Destaque: dançarina de Passinho, no Complexo do Alemão. Foto: Vincent Rosenblatt / Agencia Olhares
Texto: Flavia Veloso
Há mais de cem anos antropólogos e sociólogos registram suas teorias sobre o que é cultura, alguns até sobre como devemos chamá-la. Essas teorias, que vêm desde o século retrasado, incluíam ou excluíam práticas e costumes comuns nas definições, mas os questionamentos eram sempre os mesmos: o que é cultura? O que devemos considerar para dizer o que é ou não cultura?
Por muito tempo a cultura foi um fenômeno ligado a elite e suas atividades eruditas, mas isso porque os estudos eram feitos pela elite e sobre ela mesma. Era considerado cultura sua música, suas artes plásticas, suas ciências e suas religiões. Com as mudanças que o mundo e as sociedades sofreram, os teóricos se viram obrigados a olhar para aqueles que eram invisíveis aos estudos e ao que era considerado cultura na época.
A ascensão das camadas antes despercebidas possibilitou que seus costumes, práticas, ideias, músicas, religiões, arte e vestimentas fossem colocados em evidência, finalmente. Ficou impossível chamar de cultura somente aquilo que os ricos e poderosos faziam: as classes médias e baixas também produziam, e isso tinha que ser observado, estudado e mostrado.
O samba é negro e é patrimônio. As rodas de samba, eventos de origem negra, persistem até os dias de hoje, simbolizando resistência cultural.
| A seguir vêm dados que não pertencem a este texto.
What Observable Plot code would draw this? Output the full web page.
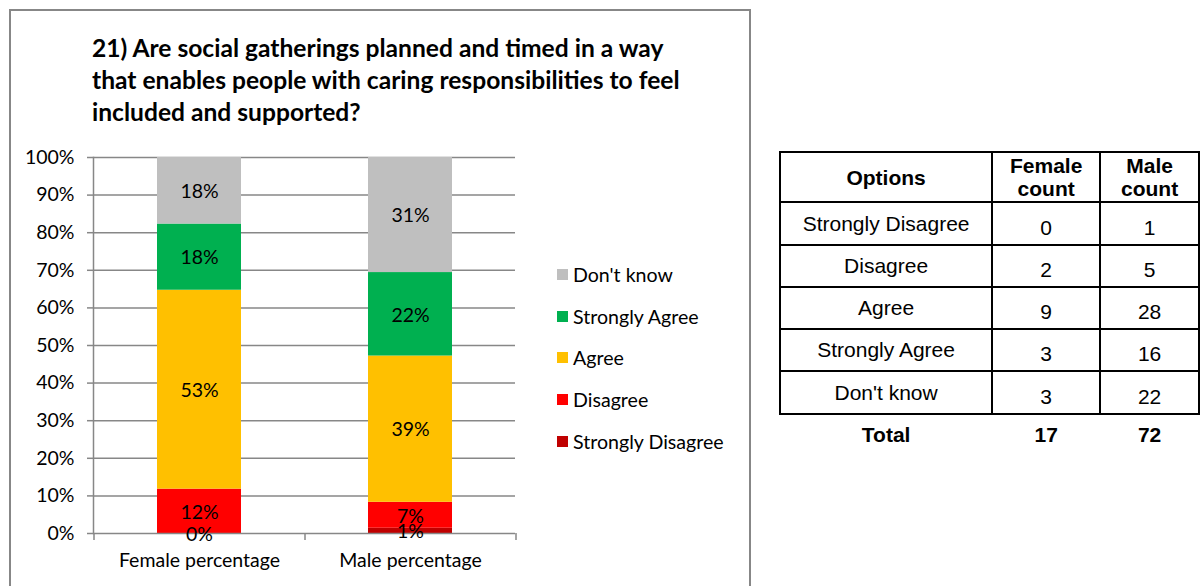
<!DOCTYPE html>
<html>
<head>
<meta charset="utf-8">
<script src="https://cdn.jsdelivr.net/npm/d3@7"></script>
<script src="https://cdn.jsdelivr.net/npm/@observablehq/plot@0.6"></script>
<style>
  html, body { margin: 0; padding: 0; background: #fff; width: 1200px; height: 586px; overflow: hidden; }
  #frame { position: absolute; left: 9px; top: 9px; width: 742px; height: 600px; border: 2px solid #878787; box-sizing: border-box; }
  #title { position: absolute; left: 92px; top: 32px; font-family: Lato, sans-serif; font-weight: bold; font-size: 24.6px; line-height: 32px; color: #000; white-space: nowrap; }
  #chart { position: absolute; left: 0; top: 0; }
  #legend { position: absolute; left: 557px; top: 0; font-family: Lato, sans-serif; font-size: 19.6px; color: #000; }
  .lg { position: absolute; left: 0; white-space: nowrap; height: 22px; line-height: 22px; }
  .lg span.sw { position: absolute; left: 0; top: 5px; width: 11px; height: 11px; }
  .lg span.tx { position: absolute; left: 16px; top: 0; }
  #tbl { position: absolute; left: 779px; top: 151px; border-collapse: collapse; font-family: "Liberation Sans", Arial, sans-serif; font-size: 21px; color: #000; }
  #tbl td, #tbl th { border: 2px solid #000; text-align: center; padding: 0; box-sizing: border-box; }
  #tbl th { font-weight: bold; line-height: 23px; }
  #tbl tr.total td { border: none; font-weight: bold; padding-top: 0; }
  #tbl td.num { padding-top: 8px; }
</style>
</head>
<body>
<div id="frame"></div>
<div id="title"></div>
<div id="chart"></div>
<div id="legend"></div>
<table id="tbl"></table>
<script>
// ---- data ----
const titleLines = [
  "21) Are social gatherings planned and timed in a way",
  "that enables people with caring responsibilities to feel",
  "included and supported?"
];
const categories = ["Female percentage", "Male percentage"];
const options = ["Strongly Disagree", "Disagree", "Agree", "Strongly Agree", "Don't know"];
const femalePct = [0, 11.8, 52.9, 17.6, 17.7];
const malePct = [1.4, 6.9, 38.9, 22.2, 30.6];
const femaleCount = [0, 2, 9, 3, 3];
const maleCount = [1, 5, 28, 16, 22];
const totals = [17, 72];
const colors = ["#C00000", "#FF0000", "#FFC000", "#00B050", "#BFBFBF"];
const yTicks = [0, 10, 20, 30, 40, 50, 60, 70, 80, 90, 100];
const tableHeader = ["Options", "Female<br>count", "Male<br>count"];

// ---- title ----
document.getElementById("title").innerHTML = titleLines.join("<br>");

// ---- chart ----
const rows = [];
options.forEach((o, i) => {
  rows.push({cat: categories[0], option: o, value: femalePct[i]});
  rows.push({cat: categories[1], option: o, value: malePct[i]});
});

const W = 760, H = 586;
const mL = 93, mR = 245, mT = 157, mB = 53;
const plotW = W - mL - mR;
const half = plotW / categories.length / 2;
const grid = "#878787";
const font = "Lato, sans-serif";
const fs = 19.5;

const chart = Plot.plot({
  width: W,
  height: H,
  marginLeft: mL,
  marginRight: mR,
  marginTop: mT,
  marginBottom: mB,
  style: {fontFamily: font, fontSize: fs + "px", color: "#000", background: "transparent", overflow: "visible"},
  x: {domain: categories, paddingInner: 0.602, paddingOuter: 0.301, label: null},
  y: {domain: [0, 100], label: null},
  color: {domain: options, range: colors},
  marks: [
    Plot.ruleY(yTicks.filter(d => d > 0), {stroke: grid, strokeWidth: 1.5}),
    Plot.barY(rows, Plot.stackY({x: "cat", y: "value", fill: "option", order: null})),
    Plot.ruleY([0], {stroke: grid, strokeWidth: 1.5}),
    Plot.frame({anchor: "left", stroke: grid, strokeWidth: 1.5}),
    Plot.axisY({ticks: yTicks, tickSize: 6, tickPadding: 13, tickFormat: d => d + "%", stroke: grid, strokeWidth: 1.5, fontSize: fs, label: null}),
    Plot.axisX({tickSize: 0, tickPadding: 20, fontSize: fs, label: null}),
    // category boundary ticks below the baseline
    Plot.ruleX(categories, {x: d => d, y1: 0, y2: 0, insetBottom: -7, dx: -half, stroke: grid, strokeWidth: 1.5}),
    Plot.ruleX([categories[categories.length - 1]], {x: d => d, y1: 0, y2: 0, insetBottom: -7, dx: half, stroke: grid, strokeWidth: 1.5}),
    Plot.text(rows, Plot.stackY({x: "cat", y: "value", z: "option", order: null,
      text: d => Math.round(d.value) + "%", fill: "#000", fontSize: fs, dy: 1}))
  ]
});
document.getElementById("chart").appendChild(chart);

// ---- legend ----
const legendTop = [264, 306, 347, 389, 431];
const lg = document.getElementById("legend");
const legendOrder = options.slice().reverse();
legendOrder.forEach((o, i) => {
  const d = document.createElement("div");
  d.className = "lg";
  d.style.top = legendTop[i] + "px";
  d.innerHTML = `<span class="sw" style="background:${colors[options.indexOf(o)]}"></span><span class="tx">${o}</span>`;
  lg.appendChild(d);
});

// ---- table ----
const tbl = document.getElementById("tbl");
const colW = [216, 109, 100];
const rowH = [50, 43, 42, 42, 42, 43];
let html = "<tr>" + tableHeader.map((h, i) => `<th style="width:${colW[i]}px;height:${rowH[0]}px">${h}</th>`).join("") + "</tr>";
options.forEach((o, i) => {
  html += `<tr><td style="height:${rowH[i + 1]}px">${o}</td><td class="num">${femaleCount[i]}</td><td class="num">${maleCount[i]}</td></tr>`;
});
html += `<tr class="total"><td style="height:40px">Total</td><td>${totals[0]}</td><td>${totals[1]}</td></tr>`;
tbl.innerHTML = html;
</script>
</body>
</html>
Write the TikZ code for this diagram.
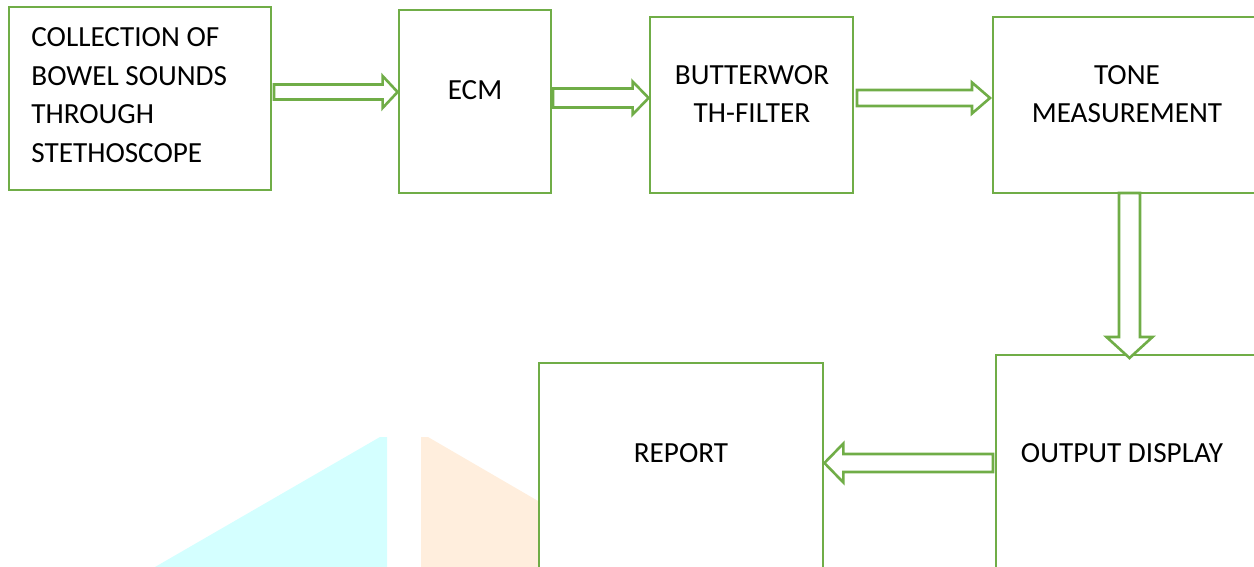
\documentclass[tikz,border=0pt]{standalone}
\usepackage{fontspec}
\setmainfont{Carlito}
\usetikzlibrary{calc}
\definecolor{boxgreen}{HTML}{70AD47}
\definecolor{wmcyan}{HTML}{D4FFFF}
\definecolor{wmorange}{HTML}{FFEEDD}
\tikzset{
  blk/.style={draw=boxgreen, line width=1.4pt, fill=white, minimum width=#1, inner sep=0pt},
  txt/.style={font=\fontsize{14.6pt}{19.25pt}\selectfont, align=center, inner sep=0pt},
  barrow/.style={draw=boxgreen, line width=1.3pt, fill=white, line join=miter}
}
% horizontal block arrow: tail, tip, half shaft, half head, head length (negative for leftward)
\newcommand\harrowblk[5]{%
  \draw[barrow] ($(#1)+(0,-#3)$) -- ($(#2)+(-#5,-#3)$) -- ($(#2)+(-#5,-#4)$) -- (#2)
    -- ($(#2)+(-#5,#4)$) -- ($(#2)+(-#5,#3)$) -- ($(#1)+(0,#3)$) -- cycle;}
% vertical (downward) block arrow
\newcommand\varrowblk[5]{%
  \draw[barrow] ($(#1)+(-#3,0)$) -- ($(#2)+(-#3,-#5)$) -- ($(#2)+(-#4,-#5)$) -- (#2)
    -- ($(#2)+(#4,-#5)$) -- ($(#2)+(#3,-#5)$) -- ($(#1)+(#3,0)$) -- cycle;}
\begin{document}
\begin{tikzpicture}[x=0.5pt,y=-0.5pt]
\useasboundingbox (0,0) rectangle (1254,567);
\clip (0,0) rectangle (1254,567);
% watermark shapes
\fill[wmcyan] (155,567) -- (380,437) -- (387,437) -- (387,567) -- cycle;
\fill[wmorange] (421,567) -- (421,437) -- (428,437) -- (545,505) -- (545,567) -- cycle;
% boxes
\node[blk=131pt, minimum height=91.5pt] (b1) at (140,98.5) {};
\node[blk=76pt, minimum height=91.5pt] (b2) at (475,101.5) {};
\node[blk=101.5pt, minimum height=88pt] (b3) at (751.5,105) {};
\node[blk=132pt, minimum height=88pt] (b4) at (1125,105) {};
\node[blk=132pt, minimum height=108pt] (b5) at (1128,463) {};
\node[blk=142pt, minimum height=106pt] (b6) at (681,469) {};
% texts
\node[txt, align=left, anchor=west] (t1) at (31,95) {COLLECTION OF\\BOWEL SOUNDS\\THROUGH\\STETHOSCOPE};
\node[txt] (t2) at (475,90) {ECM};
\node[txt] (t3) at (752,94) {BUTTERWOR\\TH-FILTER};
\node[txt] (t4) at (1127,94) {TONE\\MEASUREMENT};
\node[txt] (t5) at (1122,453) {OUTPUT DISPLAY};
\node[txt] (t6) at (681,453) {REPORT};
% arrow end points
\coordinate (a1s) at (274,92);
\coordinate (a1e) at (b2.west |- a1s);
\coordinate (a2s) at (553,98);
\coordinate (a2e) at (b3.west |- a2s);
\coordinate (a3s) at (857,98);
\coordinate (a3e) at (990,98);
\coordinate (a4s) at (1129.5,193);
\coordinate (a4e) at (1129.5,358);
\coordinate (a5s) at (993,463);
\coordinate (a5e) at (b6.east |- a5s);
% arrows
\harrowblk{a1s}{a1e}{7.5}{16}{15}
\harrowblk{a2s}{a2e}{9.5}{16.5}{16}
\harrowblk{a3s}{a3e}{8}{15.5}{18}
\varrowblk{a4s}{a4e}{10.5}{23}{21}
\harrowblk{a5s}{a5e}{9}{19.5}{-19}
\end{tikzpicture}
\end{document}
Foto: Gabi Coelho
As definições de cultura foram atualizadas, porém continuam julgando mal as culturas que vêm do pobre, do negro, da favela. O samba foi muito marginalizado por ter nascido do talento dos negros e da periferia, hoje é patrimônio cultural imaterial do Brasil. O funk carioca – ritmo mais novo, mas não menos importante – também está dando seus passos, e já é reconhecido como patrimônio cultural carioca. E agradecemos a Marielle Franco pela autoria do Programa de Desenvolvimento Cultural do Funk Tradicional Carioca, Projeto de Lei que possibilitou essa conquista.
Ainda que essas e outras expressões artísticas não fossem reconhecidas legalmente como patrimônios, elas não podem ser consideradas menos culturais. Hoje, podemos dizer que tudo aquilo que nos representa e nos dá significado é cultura. E foi sempre assim com o Samba, o Funk, o Passinho, a moda da favela, o jeito de ser, de falar e o brilho nos olhos e no sorriso do favelado, dia após dia. Tudo isso – e muito mais – representa e dá significado à vida na periferia.